**Extracted information:**
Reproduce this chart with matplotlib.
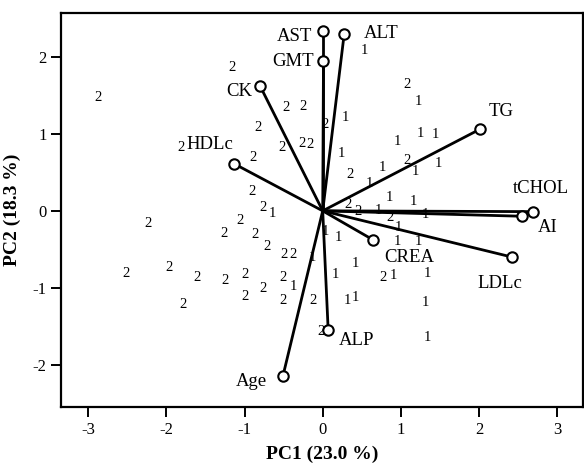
import matplotlib
matplotlib.use("Agg")
import matplotlib.pyplot as plt

plt.rcParams['font.family'] = ['Liberation Serif', 'DejaVu Serif']
plt.rcParams['axes.unicode_minus'] = False

# Scores, group 1
g1_x = [0.54, 1.22, 0.29, 1.25, 1.44, 0.95, 0.24, 1.19, 0.77, 1.48, 0.60, 0.86, 1.16, 0.71,
        1.31, 0.97, 0.03, 0.20, 0.42, 0.16, 0.90, 0.31, 0.42, 1.31, 1.34, 1.34, -0.64, -0.38,
        -0.13, 0.95, 1.22]
g1_y = [2.09, 1.42, 1.22, 1.01, 0.99, 0.90, 0.75, 0.51, 0.56, 0.62, 0.36, 0.17, 0.12, 0.01,
        -0.05, -0.22, -0.27, -0.34, -0.68, -0.83, -0.84, -1.16, -1.12, -1.19, -1.64, -0.81, -0.03, -0.98,
        -0.61, -0.40, -0.40]
# Scores, group 2
g2_x = [-2.88, -1.16, -0.47, -0.25, -0.83, -1.82, -0.52, -0.27, -0.16, -0.89, -0.90, -0.77,
        -1.06, -2.24, -1.27, -0.87, -0.71, -0.50, -0.38, -1.97, -2.52, -1.61, -1.25, -0.99,
        -0.51, -0.77, -0.99, -0.51, -0.12, -1.79, -0.02, 0.03, 1.08, 1.08, 0.35, 0.33, 0.45,
        0.86, 0.77]
g2_y = [1.48, 1.87, 1.35, 1.36, 1.09, 0.83, 0.83, 0.88, 0.86, 0.70, 0.25, 0.04,
        -0.12, -0.16, -0.29, -0.31, -0.46, -0.57, -0.57, -0.73, -0.81, -0.87, -0.90, -0.83,
        -0.86, -1.01, -1.11, -1.17, -1.17, -1.22, -1.57, 1.12, 1.64, 0.65, 0.47, 0.08, -0.01,
        -0.09, -0.87]

# Loadings
var_names = ['AST', 'GMT', 'ALT', 'CK', 'HDLc', 'TG', 'tCHOL', 'AI', 'LDLc', 'CREA', 'ALP', 'Age']
var_x = [0.00, 0.01, 0.275, -0.80, -1.13, 2.01, 2.69, 2.55, 2.42, 0.65, 0.07, -0.51]
var_y = [2.34, 1.95, 2.30, 1.62, 0.61, 1.06, -0.01, -0.07, -0.60, -0.38, -1.55, -2.15]
lab_x = [-0.13, -0.11, 0.52, -0.90, -1.15, 2.12, 2.80, 2.76, 2.27, 1.11, 0.20, -0.71]
lab_y = [2.27, 1.94, 2.31, 1.55, 0.86, 1.29, 0.29, -0.22, -0.94, -0.60, -1.68, -2.22]
lab_ha = ['right', 'right', 'left', 'right', 'right', 'left', 'center', 'left', 'center',
          'center', 'left', 'right']

fig = plt.figure(figsize=(5.84, 4.70), dpi=100)
ax = fig.add_axes([0.1045, 0.134, 0.8935, 0.838])

for x, y in zip(g1_x, g1_y):
    ax.text(x, y, '1', fontsize=10.5, ha='center', va='center', zorder=2)
for x, y in zip(g2_x, g2_y):
    ax.text(x, y, '2', fontsize=10.5, ha='center', va='center', zorder=2)

for x, y in zip(var_x, var_y):
    ax.plot([0, x], [0, y], color='black', lw=2.0, zorder=3, solid_capstyle='butt')
    ax.plot([x], [y], 'o', mfc='white', mec='black', mew=1.5, ms=7.5, zorder=4)

for name, x, y, ha in zip(var_names, lab_x, lab_y, lab_ha):
    ax.text(x, y, name, fontsize=13.5, ha=ha, va='center', zorder=5,
            bbox=dict(facecolor='white', edgecolor='none', pad=0.3))

ax.set_xlim(-3.35, 3.33)
ax.set_ylim(-2.55, 2.57)
ax.set_xticks([-3, -2, -1, 0, 1, 2, 3])
ax.set_yticks([-2, -1, 0, 1, 2])
ax.tick_params(direction='out', length=7.5, width=1.4, labelsize=12, pad=3)
for s in ax.spines.values():
    s.set_linewidth(1.6)

ax.set_xlabel('PC1 (23.0 %)', fontsize=14, fontweight='bold', labelpad=6)
ax.set_ylabel('PC2 (18.3 %)', fontsize=14, fontweight='bold', labelpad=8)

fig.savefig('out.png', dpi=100)
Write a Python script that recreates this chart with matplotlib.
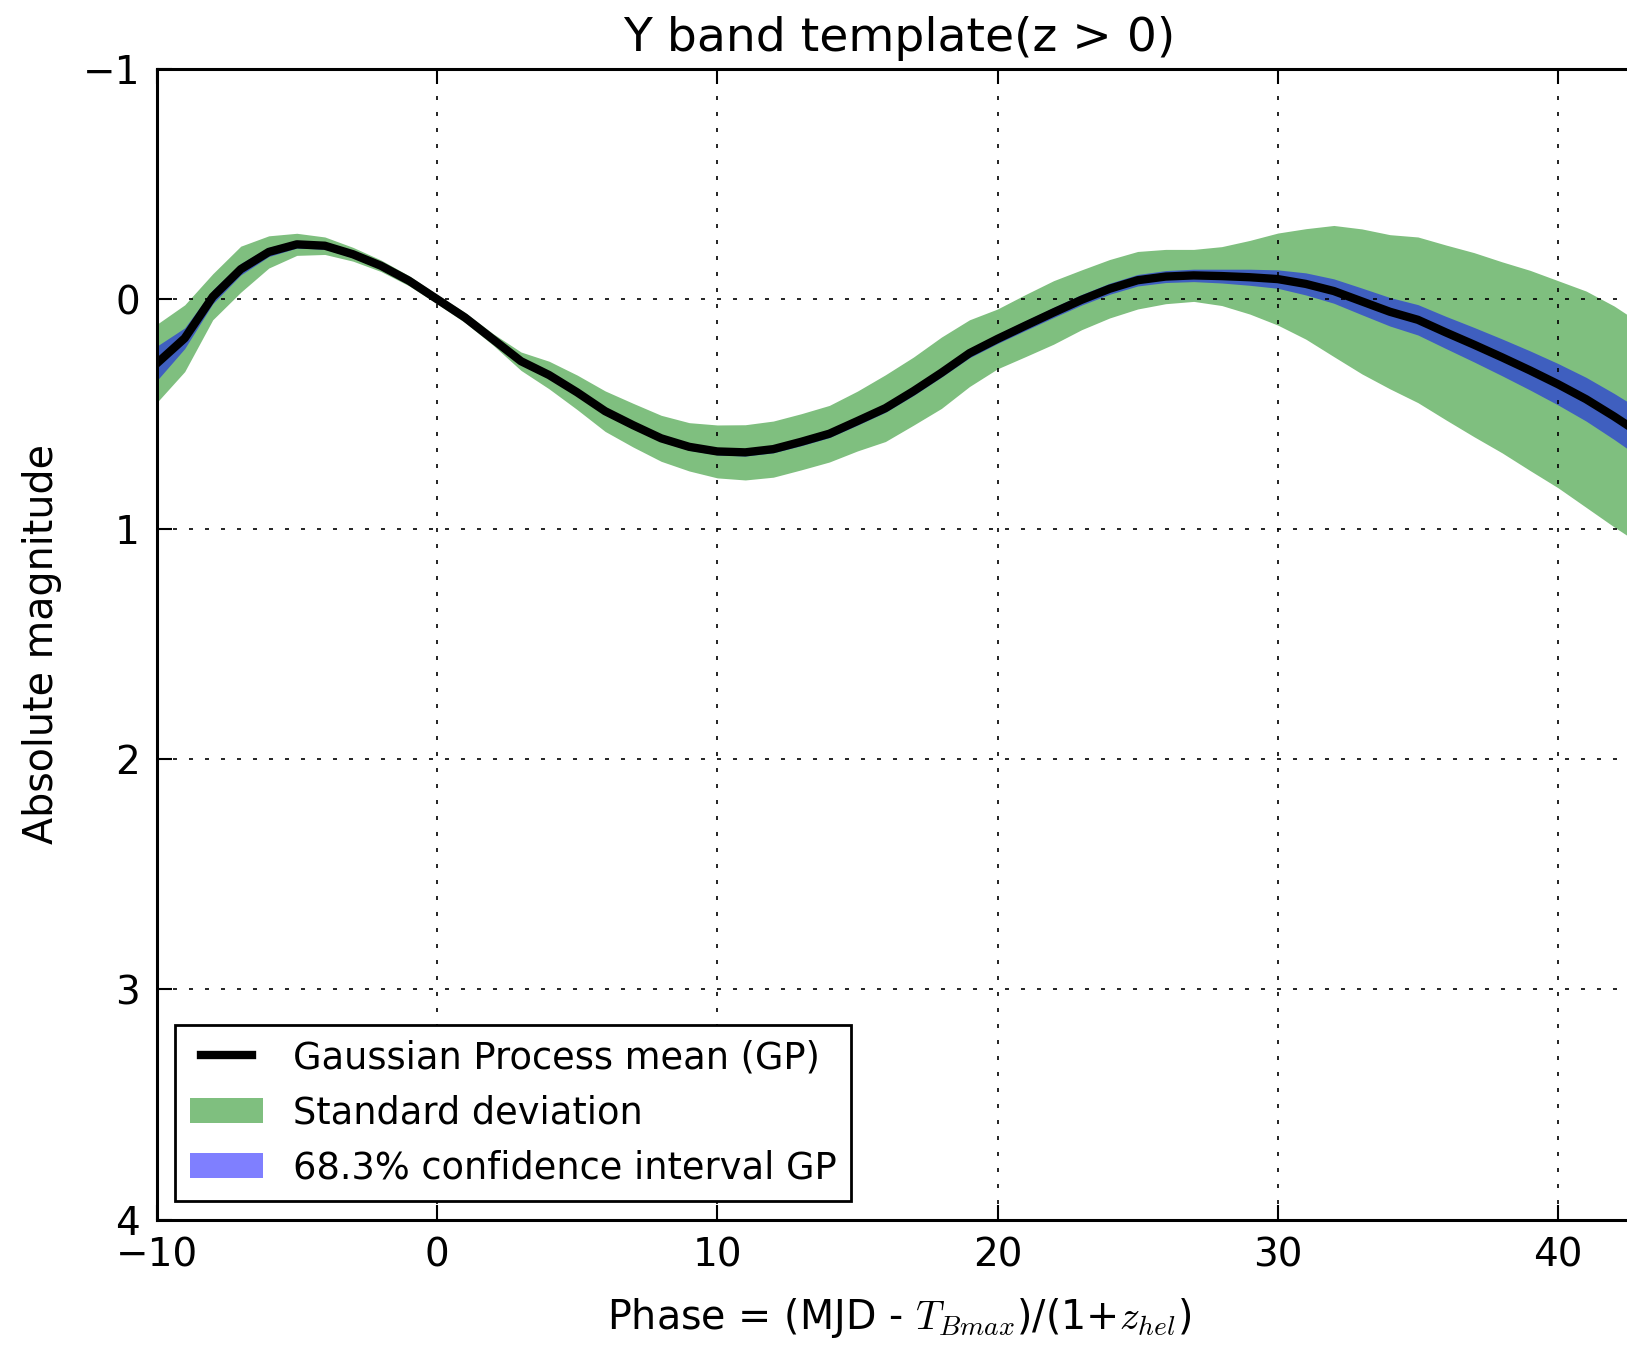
import matplotlib
matplotlib.use("Agg")
import matplotlib.pyplot as plt

# GP template of the Y band light curve (z > 0), sampled once per day of phase
phase = [-10, -9, -8, -7, -6, -5, -4, -3, -2, -1, 0, 1, 2, 3, 4, 5, 6, 7, 8,
         9, 10, 11, 12, 13, 14, 15, 16, 17, 18, 19, 20, 21, 22, 23, 24, 25,
         26, 27, 28, 29, 30, 31, 32, 33, 34, 35, 36, 37, 38, 39, 40, 41, 42, 43]

gp_mean = [0.28, 0.17, -0.01, -0.13, -0.205, -0.238, -0.232, -0.195, -0.145,
           -0.08, 0.0, 0.08, 0.175, 0.27, 0.33, 0.405, 0.487, 0.548, 0.605,
           0.642, 0.662, 0.666, 0.652, 0.62, 0.585, 0.53, 0.474, 0.40, 0.32,
           0.235, 0.173, 0.115, 0.058, 0.003, -0.045, -0.082, -0.098, -0.103,
           -0.1, -0.095, -0.087, -0.066, -0.035, 0.01, 0.055, 0.09, 0.145,
           0.198, 0.253, 0.31, 0.37, 0.435, 0.51, 0.59]

# half-width of the standard deviation band
std_dev = [0.17, 0.145, 0.1, 0.1, 0.07, 0.048, 0.038, 0.03, 0.025, 0.022,
           0.02, 0.022, 0.025, 0.04, 0.06, 0.075, 0.088, 0.095, 0.1, 0.105,
           0.115, 0.12, 0.122, 0.122, 0.123, 0.13, 0.145, 0.148, 0.155, 0.145,
           0.13, 0.135, 0.138, 0.13, 0.127, 0.125, 0.118, 0.113, 0.128, 0.16,
           0.2, 0.24, 0.285, 0.315, 0.335, 0.36, 0.38, 0.4, 0.415, 0.435, 0.45,
           0.47, 0.48, 0.48]

# half-width of the 68.3% GP confidence interval
ci_683 = [0.075, 0.045, 0.03, 0.025, 0.02, 0.016, 0.015, 0.015, 0.015, 0.015,
          0.015, 0.015, 0.015, 0.015, 0.015, 0.015, 0.015, 0.015, 0.015, 0.015,
          0.015, 0.016, 0.016, 0.017, 0.017, 0.018, 0.018, 0.019, 0.019, 0.02,
          0.02, 0.021, 0.022, 0.023, 0.024, 0.025, 0.026, 0.027, 0.03, 0.035,
          0.04, 0.048, 0.053, 0.058, 0.062, 0.066, 0.07, 0.075, 0.08, 0.085,
          0.09, 0.095, 0.1, 0.105]

plt.rcParams["font.family"] = "DejaVu Sans"
plt.rcParams["mathtext.fontset"] = "cm"

fig = plt.figure(figsize=(16.27, 13.45), dpi=100)
ax = fig.add_axes([0.0963, 0.0933, 0.913, 0.8554])

sd_lo = [m - s for m, s in zip(gp_mean, std_dev)]
sd_hi = [m + s for m, s in zip(gp_mean, std_dev)]
ci_lo = [m - c for m, c in zip(gp_mean, ci_683)]
ci_hi = [m + c for m, c in zip(gp_mean, ci_683)]

ax.fill_between(phase, sd_lo, sd_hi, color="green", alpha=0.5, lw=0,
                label="Standard deviation")
ax.fill_between(phase, ci_lo, ci_hi, color="blue", alpha=0.5, lw=0,
                label="68.3% confidence interval GP")
ax.plot(phase, gp_mean, color="black", lw=6,
        label="Gaussian Process mean (GP)")

ax.set_xlim(-10, 43)
ax.set_ylim(4, -1)
ax.set_xticks([-10, 0, 10, 20, 30, 40])
ax.set_yticks([-1, 0, 1, 2, 3, 4])

ax.grid(True, color="black", linestyle=(0, (2.4, 7.2)), lw=1.2)
for sp in ax.spines.values():
    sp.set_linewidth(2.2)
ax.tick_params(direction="in", length=11, width=1.5, labelsize=28, pad=12,
               top=True, right=True)

ax.set_title("Y band template(z > 0)", fontsize=34, pad=13)
ax.set_xlabel(r"Phase = (MJD - $T_{Bmax}$)/(1+$z_{hel}$)", fontsize=28.5,
              labelpad=16)
ax.set_ylabel("Absolute magnitude", fontsize=28.5, labelpad=15)

handles, labels = ax.get_legend_handles_labels()
order = [2, 0, 1]
leg = ax.legend([handles[i] for i in order], [labels[i] for i in order],
                loc="lower left", fontsize=26.5, fancybox=False,
                framealpha=1, edgecolor="black", handletextpad=0.8,
                labelspacing=0.49, borderaxespad=0.5, numpoints=2)
leg.get_frame().set_linewidth(2)

fig.savefig("out.png", dpi=100)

**Objective:** Do not copy any pictures. Retype exactly the stretch from the line with "Write a Python" through the line with "0.47, 0.48, 0.48]".

**Answer to the task:**
Write a Python script that recreates this chart with matplotlib.
import matplotlib
matplotlib.use("Agg")
import matplotlib.pyplot as plt

# GP template of the Y band light curve (z > 0), sampled once per day of phase
phase = [-10, -9, -8, -7, -6, -5, -4, -3, -2, -1, 0, 1, 2, 3, 4, 5, 6, 7, 8,
         9, 10, 11, 12, 13, 14, 15, 16, 17, 18, 19, 20, 21, 22, 23, 24, 25,
         26, 27, 28, 29, 30, 31, 32, 33, 34, 35, 36, 37, 38, 39, 40, 41, 42, 43]

gp_mean = [0.28, 0.17, -0.01, -0.13, -0.205, -0.238, -0.232, -0.195, -0.145,
           -0.08, 0.0, 0.08, 0.175, 0.27, 0.33, 0.405, 0.487, 0.548, 0.605,
           0.642, 0.662, 0.666, 0.652, 0.62, 0.585, 0.53, 0.474, 0.40, 0.32,
           0.235, 0.173, 0.115, 0.058, 0.003, -0.045, -0.082, -0.098, -0.103,
           -0.1, -0.095, -0.087, -0.066, -0.035, 0.01, 0.055, 0.09, 0.145,
           0.198, 0.253, 0.31, 0.37, 0.435, 0.51, 0.59]

# half-width of the standard deviation band
std_dev = [0.17, 0.145, 0.1, 0.1, 0.07, 0.048, 0.038, 0.03, 0.025, 0.022,
           0.02, 0.022, 0.025, 0.04, 0.06, 0.075, 0.088, 0.095, 0.1, 0.105,
           0.115, 0.12, 0.122, 0.122, 0.123, 0.13, 0.145, 0.148, 0.155, 0.145,
           0.13, 0.135, 0.138, 0.13, 0.127, 0.125, 0.118, 0.113, 0.128, 0.16,
           0.2, 0.24, 0.285, 0.315, 0.335, 0.36, 0.38, 0.4, 0.415, 0.435, 0.45,
           0.47, 0.48, 0.48]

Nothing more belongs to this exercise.